[Your goal]
Take the data below and copy exactly the lines starting at the one with "Output the Python" and finishing at the one with "v in values]", both included.

[Material shown]
____

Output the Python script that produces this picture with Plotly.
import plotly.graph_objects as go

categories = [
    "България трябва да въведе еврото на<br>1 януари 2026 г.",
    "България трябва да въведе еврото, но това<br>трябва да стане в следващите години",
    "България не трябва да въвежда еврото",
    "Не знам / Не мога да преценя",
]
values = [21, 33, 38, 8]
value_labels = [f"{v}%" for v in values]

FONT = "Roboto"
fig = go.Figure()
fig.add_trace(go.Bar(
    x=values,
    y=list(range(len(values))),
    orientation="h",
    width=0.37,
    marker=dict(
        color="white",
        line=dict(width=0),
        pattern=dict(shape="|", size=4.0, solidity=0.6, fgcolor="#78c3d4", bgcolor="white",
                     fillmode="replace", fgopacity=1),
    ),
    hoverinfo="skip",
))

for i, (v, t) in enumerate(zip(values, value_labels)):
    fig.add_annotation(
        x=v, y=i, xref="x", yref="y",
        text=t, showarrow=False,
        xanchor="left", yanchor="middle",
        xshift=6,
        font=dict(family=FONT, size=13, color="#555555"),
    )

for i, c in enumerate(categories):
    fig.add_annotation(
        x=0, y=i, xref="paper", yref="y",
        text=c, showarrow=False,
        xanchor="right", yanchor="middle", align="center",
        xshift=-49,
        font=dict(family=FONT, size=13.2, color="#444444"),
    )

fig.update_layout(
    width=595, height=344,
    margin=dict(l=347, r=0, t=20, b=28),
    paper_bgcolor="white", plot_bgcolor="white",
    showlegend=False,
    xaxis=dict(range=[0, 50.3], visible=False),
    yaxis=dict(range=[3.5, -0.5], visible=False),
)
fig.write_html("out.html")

____

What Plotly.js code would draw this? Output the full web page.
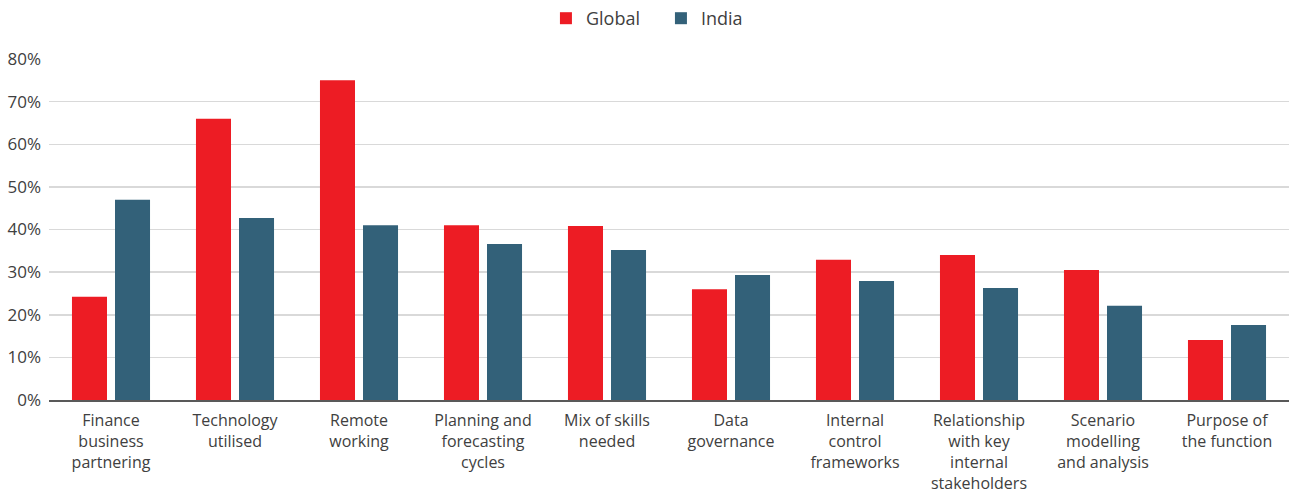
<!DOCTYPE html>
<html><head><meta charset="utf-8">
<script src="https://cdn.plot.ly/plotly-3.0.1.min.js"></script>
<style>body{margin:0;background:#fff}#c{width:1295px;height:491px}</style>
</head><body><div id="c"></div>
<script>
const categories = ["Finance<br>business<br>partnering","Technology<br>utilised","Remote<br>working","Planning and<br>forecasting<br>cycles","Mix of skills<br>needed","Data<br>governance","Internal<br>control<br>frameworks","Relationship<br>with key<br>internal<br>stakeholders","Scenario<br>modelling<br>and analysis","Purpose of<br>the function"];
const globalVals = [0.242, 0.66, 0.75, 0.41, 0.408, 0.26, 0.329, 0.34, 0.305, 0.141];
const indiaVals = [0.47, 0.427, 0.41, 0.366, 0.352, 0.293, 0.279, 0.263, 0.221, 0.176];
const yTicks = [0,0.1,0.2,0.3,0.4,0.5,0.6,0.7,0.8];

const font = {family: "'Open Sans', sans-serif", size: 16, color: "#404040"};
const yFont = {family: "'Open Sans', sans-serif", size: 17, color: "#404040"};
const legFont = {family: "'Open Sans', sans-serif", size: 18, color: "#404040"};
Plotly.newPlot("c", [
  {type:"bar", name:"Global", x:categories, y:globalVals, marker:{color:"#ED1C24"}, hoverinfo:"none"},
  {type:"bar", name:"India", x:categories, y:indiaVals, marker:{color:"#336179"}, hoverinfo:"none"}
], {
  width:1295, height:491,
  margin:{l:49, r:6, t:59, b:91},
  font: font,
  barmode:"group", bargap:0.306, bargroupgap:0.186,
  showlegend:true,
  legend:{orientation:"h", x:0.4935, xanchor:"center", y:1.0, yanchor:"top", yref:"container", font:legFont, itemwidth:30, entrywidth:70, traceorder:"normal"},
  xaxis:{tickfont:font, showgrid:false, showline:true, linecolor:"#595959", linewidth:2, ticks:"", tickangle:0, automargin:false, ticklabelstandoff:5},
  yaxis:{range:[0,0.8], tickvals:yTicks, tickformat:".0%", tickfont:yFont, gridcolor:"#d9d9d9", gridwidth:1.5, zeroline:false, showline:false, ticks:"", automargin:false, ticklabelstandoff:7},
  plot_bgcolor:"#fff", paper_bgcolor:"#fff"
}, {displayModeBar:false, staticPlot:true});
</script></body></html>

____

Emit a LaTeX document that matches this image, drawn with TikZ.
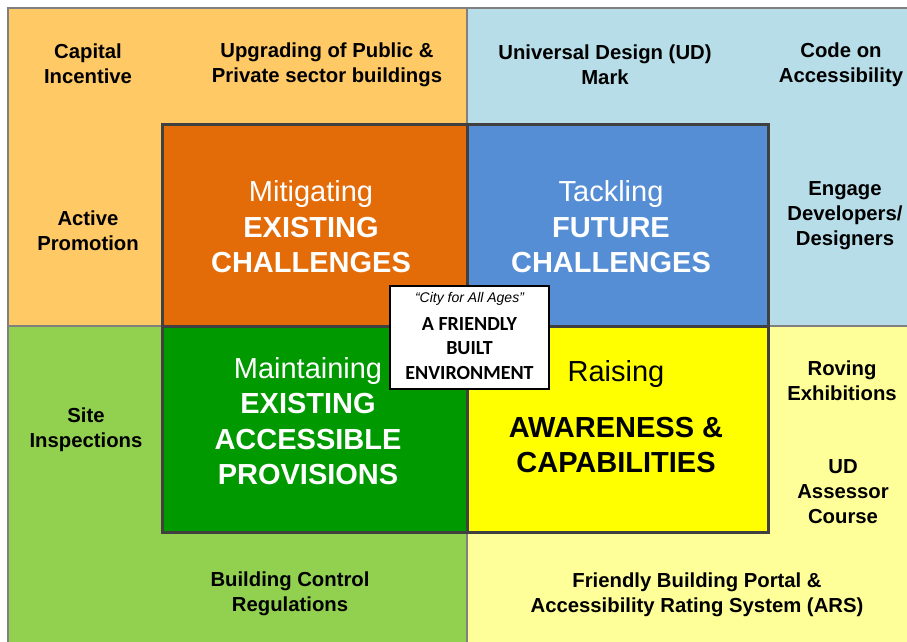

____

[Finished exercise]
Output the Python script that produces this picture with Plotly.
import plotly.graph_objects as go

categories = [
    "България трябва да въведе еврото на<br>1 януари 2026 г.",
    "България трябва да въведе еврото, но това<br>трябва да стане в следващите години",
    "България не трябва да въвежда еврото",
    "Не знам / Не мога да преценя",
]
values = [21, 33, 38, 8]
value_labels = [f"{v}%" for v in values]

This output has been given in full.